The Right Open Source Argument
A lot of smart people are making arguments for open source, net neutrality, and Internet values.
Doc Searls (right) is among those who make great technological arguments. Matt Stoller is just one of many who make great political arguments.
The winning arguments are economic arguments. These are the arguments that will win the day.
And the best economic argument is the simplest one.
Sharing accelerates innovation.
In order to compete economically we need to accelerate change. We need to be free to work together in order to do that. Rapid back-and-forth communication is the only way to get the upper hand on such competitors as China, which fear free thought and thus repress it.
Open source and a free, wide Internet are the only ways we can do this. A proprietary model benefits only the owners of specific inventions, who then can work only within their silos to exploit them.

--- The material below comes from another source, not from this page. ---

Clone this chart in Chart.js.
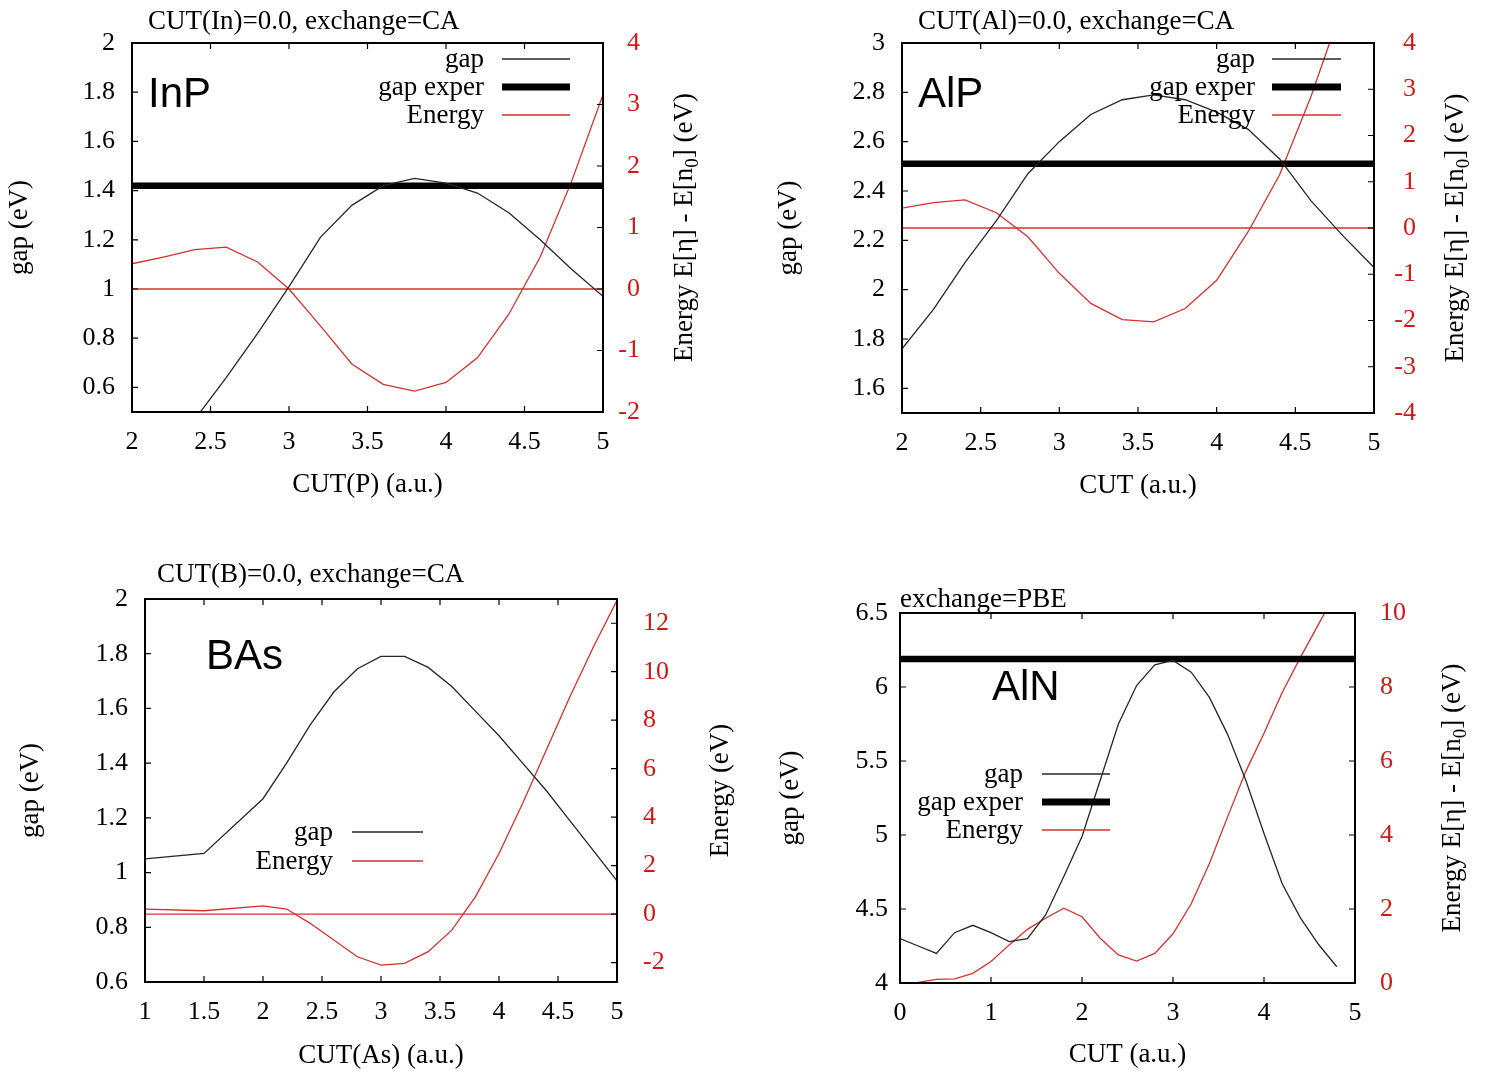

We have seen how university research, technological innovation, and human communication are all hampered when access to the tools of thought are limited. Free people, free groups, and free thought are the way to economic growth. As it was in the beginning of our country, so it is now. Only more so.
Our backwards laws have a direct impact on innovation, which in turn
impacts economic growth. We need a post-industrial legal system so we can learn and innovate faster.
A system that benefits mainly the creators of earlier inventions, or generations'-old content, is less efficient at creating new stuff. The key to gaining the benefits from innovation is being first to market, in volume. Anything else is eating your seed corn.
We can see this in the open source marketplace. A growing commons of software code enables innovation in every direction. It's not just the software companies involved in open source which benefit, but any other companies which want to use that code, or combine that code, in order to create new services, new businesses, new value.
We had much faster technology growth in the 1990s, with a free Internet, than we have had this decade, with a limited Internet. Other countries have been able to catch up with the U.S. this decade, even surpass us in many areas (like wireless) because our innovators have been hamstrung.
For our economy to grow we need not only to free our people as individuals, but as groups, and as companies. We need more engineers, more writers, more developers in every area, fewer lawyers and accountants. Lawyers and accountants can only deal with the past, with past actions. Innovators create the future.
What has been happening is that the proprietary industries have monopolized the economic argument. It is in a proprietary company's individual interest that its own past assets be highly valued, and that few new assets be created elsewhere. That's true. But it is not in the nation's interest, not in the national economy's interest, that the future should be hamstrung by the past.
This is the argument we need to start making, now. We need to be making it in the blogosphere, but also in the media. The sooner these arguments are understood and implemented in our policy, the sooner we can become competitive again.